四、此二者同出而异名,同谓之玄,玄之又玄,众妙之门。

    结果,这个“欲”,就成了老子把握社会人性的关键。第一,“欲”是人们的行动,和社会的结果的出发点和总根源。第二,“欲”的有无,又是有条件的。所以,“欲”,既是解释诊断社会问题的根本点,又是控制社会问题的切入点。所以说,“此两者同出而异名”。

    因此,老子思想的核心,无非是,第一,从人们的意欲出发,诊断和解释社会问题;第二,从意欲的条件性入手,控制涵容欲念,来达到治理社会的目的。
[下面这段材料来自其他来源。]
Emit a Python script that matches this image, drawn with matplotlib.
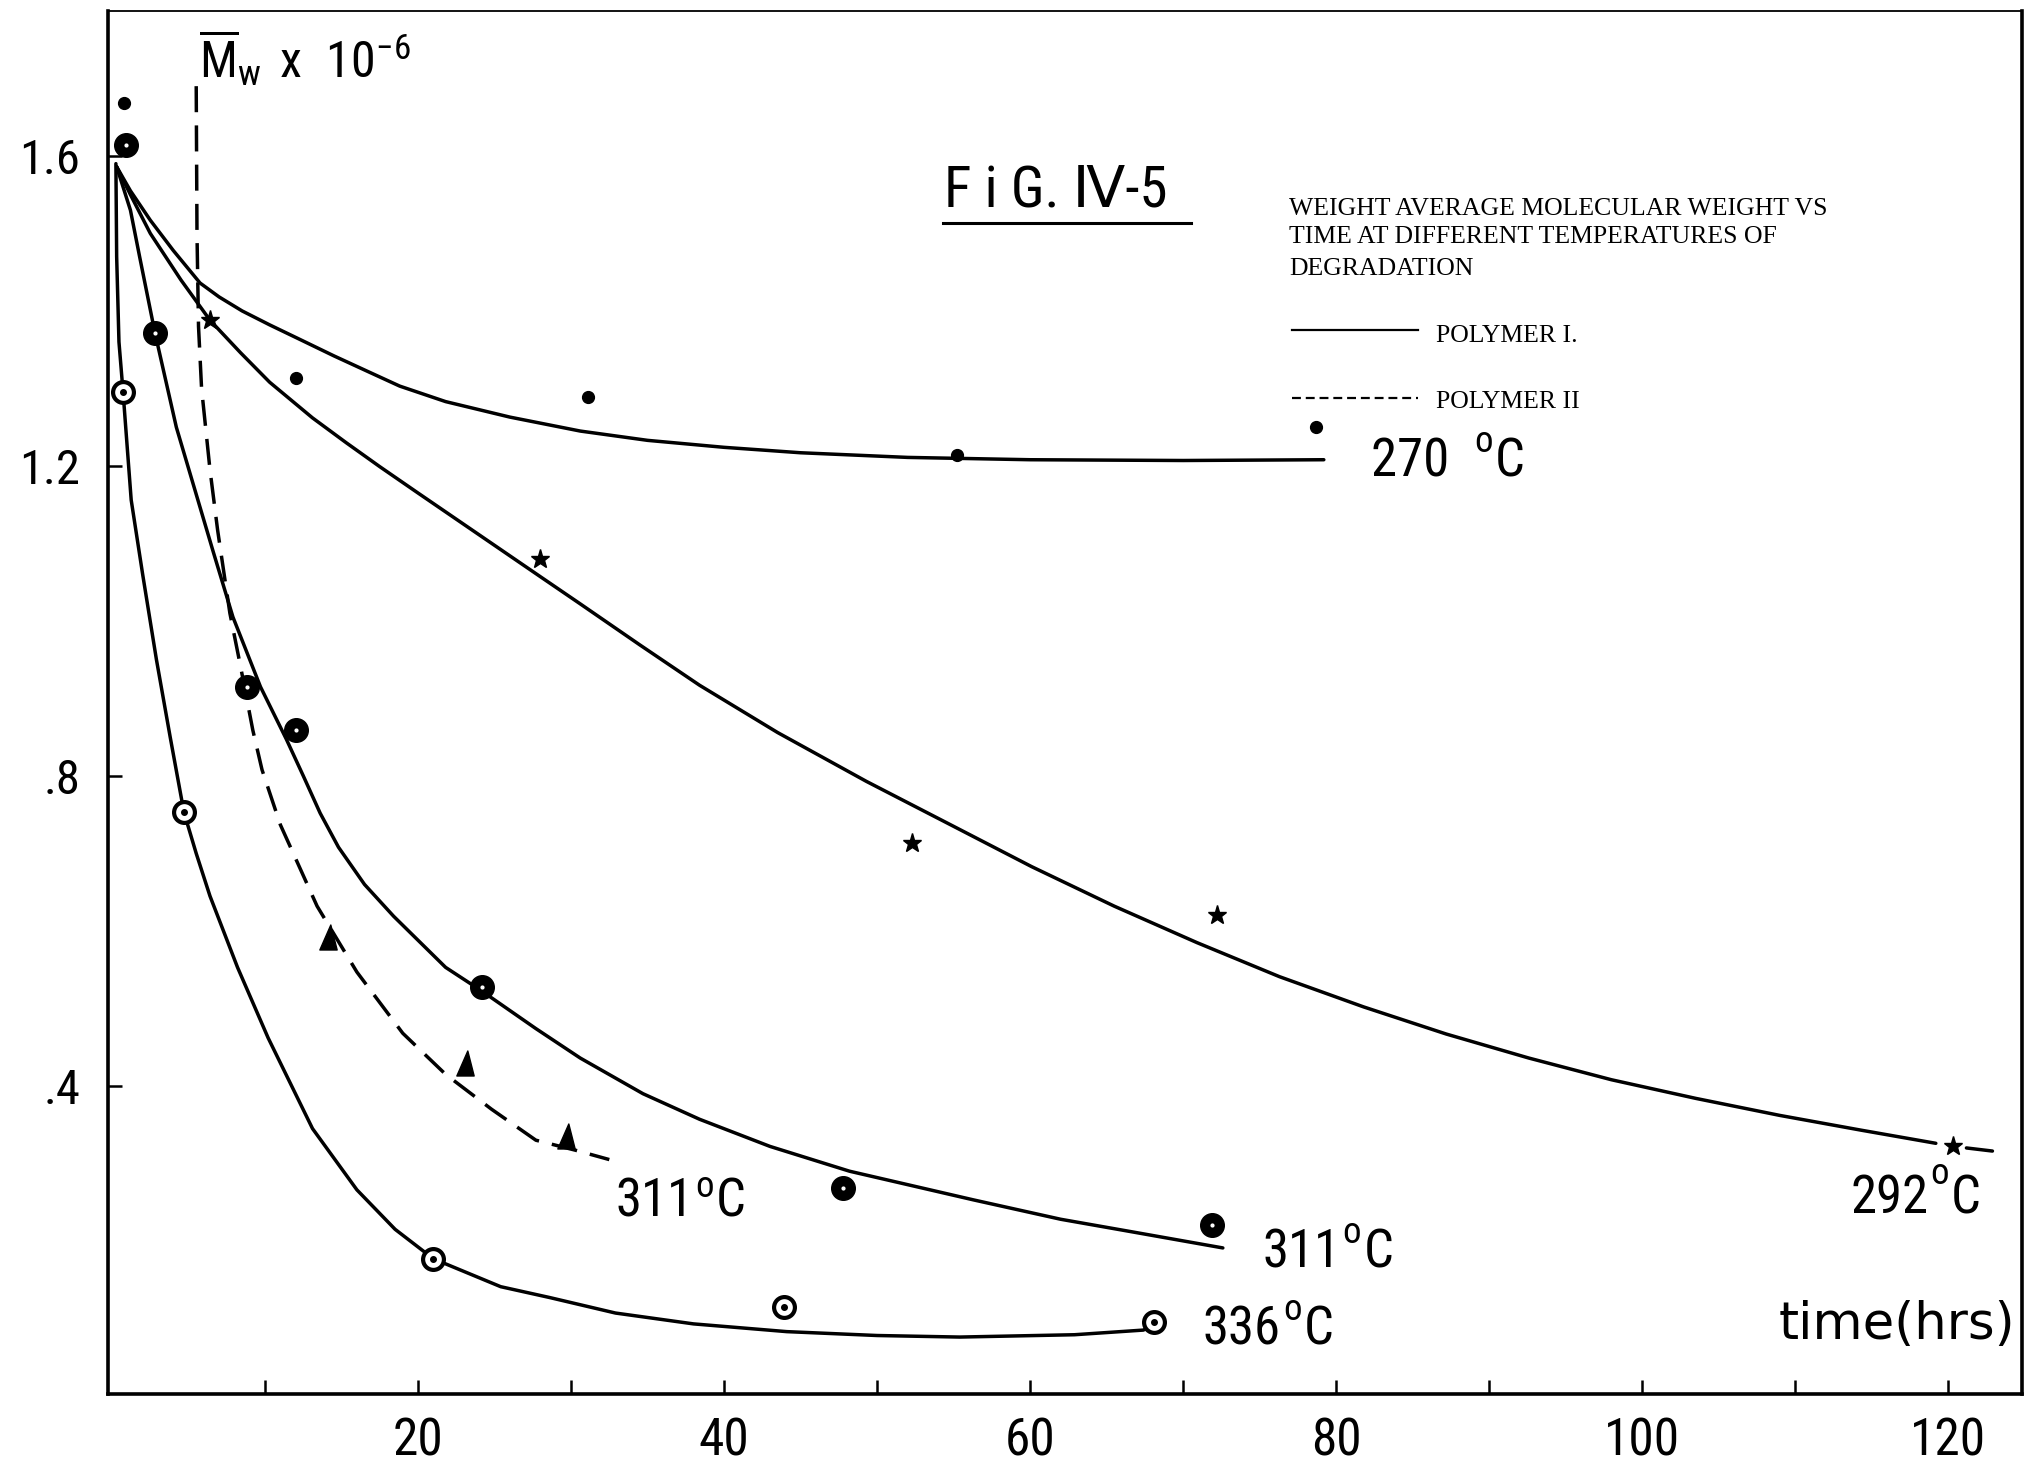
import matplotlib
matplotlib.use("Agg")
import matplotlib.pyplot as plt
import matplotlib.font_manager as fm
from matplotlib.path import Path

# ---------------- data ----------------
# time in hours, Mw x 1e-6
# 270 C, polymer I
curve_270_t = [0.3, 1.2, 2.5, 4.0, 5.75, 7.0, 8.5, 10.3, 12.3, 14.5, 16.7, 18.8, 21.8, 26.0,
               30.6, 35.0, 40.0, 45.0, 52.0, 60.0, 70.0, 79.2]
curve_270_mw = [1.586, 1.555, 1.517, 1.478, 1.436, 1.418, 1.400, 1.382, 1.363, 1.342, 1.322,
                1.303, 1.283, 1.263, 1.245, 1.233, 1.224, 1.217, 1.211, 1.208, 1.207, 1.208]
pts_270_t = [0.8, 12.0, 31.1, 55.2, 78.7]
pts_270_mw = [1.668, 1.313, 1.289, 1.214, 1.250]

# 292 C, polymer I
curve_292_t = [0.3, 1.2, 2.5, 4.5, 6.4, 8.4, 10.3, 13.1, 15.3, 17.5, 20.0, 24.0, 28.0, 30.6,
               34.5, 38.4, 43.5, 49.3, 55.0, 60.1, 65.5, 70.9, 76.3, 81.8, 87.2, 92.6, 98.0,
               103.5, 109.0, 114.3, 119.2]
curve_292_mw = [1.586, 1.55, 1.50, 1.44, 1.388, 1.346, 1.308, 1.262, 1.230, 1.199, 1.165,
                1.111, 1.057, 1.022, 0.969, 0.917, 0.856, 0.793, 0.735, 0.683, 0.632, 0.585,
                0.541, 0.502, 0.467, 0.436, 0.408, 0.384, 0.362, 0.343, 0.326]
tail_292_t = [121.2, 122.9]
tail_292_mw = [0.320, 0.316]
pts_292_t = [6.4, 28.0, 52.3, 72.2, 120.3]
pts_292_mw = [1.388, 1.080, 0.714, 0.621, 0.322]

# 311 C, polymer I
curve_311a_t = [0.3, 1.2, 1.8, 2.8, 4.2, 5.4, 6.6, 7.9, 9.7, 11.4, 12.5, 13.6, 14.8, 16.5,
                18.4, 21.8, 24.2, 27.7, 30.6, 34.7, 38.4, 43.0, 48.2, 56.3, 62.0, 66.6, 72.6]
curve_311a_mw = [1.586, 1.53, 1.47, 1.372, 1.25, 1.17, 1.09, 1.005, 0.915, 0.847, 0.80,
                 0.752, 0.708, 0.66, 0.619, 0.553, 0.522, 0.474, 0.436, 0.390, 0.357, 0.322,
                 0.29, 0.253, 0.228, 0.212, 0.191]
pts_311a_t = [0.88, 2.8, 8.8, 12.0, 24.2, 47.8, 71.9]
pts_311a_mw = [1.614, 1.372, 0.915, 0.859, 0.528, 0.268, 0.221]

# 311 C, polymer II (dashed)
curve_311b_t = [5.5, 5.55, 5.65, 5.85, 6.4, 6.9, 7.7, 8.4, 9.2, 9.8, 11.0, 13.4, 16.0, 19.0,
                21.8, 24.8, 27.7, 30.3, 32.5]
curve_311b_mw = [1.69, 1.50, 1.38, 1.30, 1.195, 1.117, 1.010, 0.941, 0.859, 0.808, 0.737,
                 0.632, 0.547, 0.468, 0.415, 0.370, 0.330, 0.317, 0.305]
pts_311b_t = [14.1, 23.1, 29.7]
pts_311b_mw = [0.592, 0.430, 0.336]

# 336 C, polymer I
curve_336_t = [0.25, 0.3, 0.45, 0.72, 1.25, 2.0, 2.9, 3.8, 4.7, 5.5, 6.4, 8.2, 10.2, 13.1,
               16.0, 18.5, 21.0, 25.4, 28.6, 32.9, 38.0, 44.1, 50.0, 55.4, 62.9, 67.4, 68.5]
curve_336_mw = [1.59, 1.47, 1.36, 1.295, 1.156, 1.06, 0.95, 0.85, 0.753, 0.70, 0.645,
                0.553, 0.462, 0.345, 0.266, 0.215, 0.177, 0.141, 0.127, 0.107, 0.093,
                0.083, 0.078, 0.076, 0.079, 0.085, 0.095]
pts_336_t = [0.72, 4.7, 21.0, 43.9, 68.1]
pts_336_mw = [1.295, 0.753, 0.177, 0.115, 0.095]

# axis ticks
xtick_pos = [10, 20, 30, 40, 50, 60, 70, 80, 90, 100, 110, 120]
xtick_labels = ["", "20", "", "40", "", "60", "", "80", "", "100", "", "120"]
ytick_pos = [0.4, 0.8, 1.2, 1.6]
ytick_labels = [".4", ".8", "1.2", "1.6"]

# texts
temp_numbers = ["270 ", "292", "311", "311", "336"]
caption_lines = ["WEIGHT AVERAGE MOLECULAR WEIGHT VS",
                 "TIME AT DIFFERENT TEMPERATURES OF",
                 "DEGRADATION"]
legend_labels = ["POLYMER I.", "POLYMER II"]
fig_title = "F i G. \u2163-5"
y_title = (r"$\overline{\mathrm{M}}_{\mathrm{w}}\ \,\mathrm{x}\ \ "
           r"\mathrm{10}^{\mathrm{-6}}$")
x_title = "time(hrs)"

# ---------------- pick a narrow sans face if one is installed ----------------
_entries = fm.fontManager.ttflist
_names = {f.name for f in _entries}
NARROW_FAMILY, NARROW_STRETCH = None, "normal"
for cand in ["Liberation Sans Narrow", "Roboto Condensed", "Noto Sans Condensed",
             "Open Sans Condensed", "DejaVu Sans Condensed", "Nimbus Sans Narrow",
             "Arial Narrow"]:
    if cand in _names:
        NARROW_FAMILY = cand
        break
if NARROW_FAMILY is None:
    for fam in ["DejaVu Sans", "Noto Sans", "Roboto", "Open Sans"]:
        if any(f.name == fam and f.stretch == "condensed" and f.style == "normal"
               for f in _entries):
            NARROW_FAMILY, NARROW_STRETCH = fam, "condensed"
            break
if NARROW_FAMILY is None:
    NARROW_FAMILY = "Roboto" if "Roboto" in _names else "DejaVu Sans"

plt.rcParams["font.family"] = [NARROW_FAMILY, "DejaVu Sans"]
plt.rcParams["font.stretch"] = NARROW_STRETCH
plt.rcParams["mathtext.fontset"] = "custom"
plt.rcParams["mathtext.rm"] = NARROW_FAMILY
plt.rcParams["mathtext.it"] = NARROW_FAMILY + ":italic"
plt.rcParams["mathtext.bf"] = NARROW_FAMILY + ":bold"
plt.rcParams["mathtext.sf"] = NARROW_FAMILY

fig = plt.figure(figsize=(20.28, 14.65), dpi=100)
fig.patch.set_facecolor("white")
ax = fig.add_axes([0.0533, 0.0485, 0.9438, 0.9440])
ax.set_xlim(-0.26, 124.84)
ax.set_ylim(0.0026, 1.787)

LW = 2.5
kw_line = dict(color="black", lw=LW, solid_capstyle="round", solid_joinstyle="round")

ax.plot(curve_270_t, curve_270_mw, **kw_line)
ax.plot(curve_292_t, curve_292_mw, **kw_line)
ax.plot(tail_292_t, tail_292_mw, **kw_line)
ax.plot(curve_311a_t, curve_311a_mw, **kw_line)
ax.plot(curve_336_t, curve_336_mw, **kw_line)
ax.plot(curve_311b_t, curve_311b_mw, color="black", lw=LW, linestyle=(0, (7.5, 3.8)),
        dash_capstyle="butt")

# markers
ax.plot(pts_270_t, pts_270_mw, ls="none", marker="o", ms=8.5, color="black")
ax.plot(pts_292_t, pts_292_mw, ls="none", marker="*", ms=14, color="black")
ax.plot(pts_311a_t, pts_311a_mw, ls="none", marker="o", ms=17, color="black")
ax.plot(pts_311a_t, pts_311a_mw, ls="none", marker="o", ms=2.0, color="white")
ax.plot(pts_336_t, pts_336_mw, ls="none", marker="o", ms=15, mfc="white", mec="black", mew=3.0)
ax.plot(pts_336_t, pts_336_mw, ls="none", marker="o", ms=4, color="black")
tri = Path([(-0.45, -0.65), (0.45, -0.65), (0.12, 0.65), (-0.45, -0.65)],
           [Path.MOVETO, Path.LINETO, Path.LINETO, Path.CLOSEPOLY])
ax.plot(pts_311b_t, pts_311b_mw, ls="none", marker=tri, ms=18, color="black")

# ticks
ax.set_xticks(xtick_pos)
ax.set_xticklabels(xtick_labels)
ax.set_yticks(ytick_pos)
ax.set_yticklabels(ytick_labels)
ax.tick_params(axis="x", direction="in", length=10, width=1.8, pad=16, labelsize=37)
ax.tick_params(axis="y", direction="in", length=10, width=1.8, pad=20, labelsize=35)
for s in ax.spines.values():
    s.set_linewidth(2.6)
ax.spines["top"].set_linewidth(1.3)


def temp_label(x, y, number, fs=38, gap=1.5, rise=9):
    t1 = ax.text(x, y, number, fontsize=fs, ha="left", va="baseline")
    t2 = ax.annotate("o", xy=(1, 1), xycoords=t1, xytext=(gap, rise),
                     textcoords="offset points", fontsize=fs * 0.7, ha="left", va="top")
    ax.annotate("C", xy=(1, 0), xycoords=(t2, t1), xytext=(1.5, 0),
                textcoords="offset points", fontsize=fs, ha="left", va="bottom")


# temperature labels (data coordinates)
temp_label(82.3, 1.186, temp_numbers[0], gap=9)
temp_label(113.6, 0.236, temp_numbers[1], rise=12)
temp_label(32.9, 0.231, temp_numbers[2], rise=6)
temp_label(75.2, 0.166, temp_numbers[3])
temp_label(71.3, 0.066, temp_numbers[4])

# axis titles
ax.text(0.9962, 0.0395, x_title, transform=ax.transAxes, fontsize=37,
        family=["DejaVu Sans"], stretch="normal", ha="right", va="baseline")
ax.text(0.0475, 0.9516, y_title, transform=ax.transAxes, fontsize=36,
        ha="left", va="baseline")

# figure title with underline
ax.text(0.4368, 0.8583, fig_title, transform=ax.transAxes, fontsize=41,
        ha="left", va="baseline")
ax.plot([0.4362, 0.5658], [0.8467, 0.8467], transform=ax.transAxes, color="black", lw=2.2)

# caption
SERIF = ["Liberation Serif", "DejaVu Serif"]
for line, yy in zip(caption_lines, [0.8525, 0.8322, 0.8091]):
    ax.text(0.6170, yy, line, transform=ax.transAxes, fontsize=18.5, family=SERIF,
            stretch="normal", ha="left", va="baseline")

# legend
ax.plot([0.6186, 0.6844], [0.7693, 0.7693], transform=ax.transAxes, color="black", lw=1.6)
ax.plot([0.6186, 0.6844], [0.7202, 0.7202], transform=ax.transAxes, color="black", lw=1.6,
        linestyle=(0, (4, 2.2)))
ax.text(0.6938, 0.7607, legend_labels[0], transform=ax.transAxes, fontsize=18.5,
        family=SERIF, stretch="normal", ha="left", va="baseline")
ax.text(0.6938, 0.7129, legend_labels[1], transform=ax.transAxes, fontsize=18.5,
        family=SERIF, stretch="normal", ha="left", va="baseline")

fig.savefig("out.png", dpi=100, facecolor="white")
    明白这两点有什么妙处呢?在中国这样一个“人治”的社会里,一切的一切,都是和人打交道。人们经常苦恼的问题是,第一,总是忙着与对方所说的话进行争辩、忙着应付对方给自己出的难题,而很少注意到一个人为什么这样说、为什么这样做?那么,我们能不能从人们的行为动机去读解?第二,人们总是努力去压制、去否定对方的意愿,却很少注意一个人为什么会产生这样那样的意愿?那么,我们能不能从改变别人意愿的条件入手?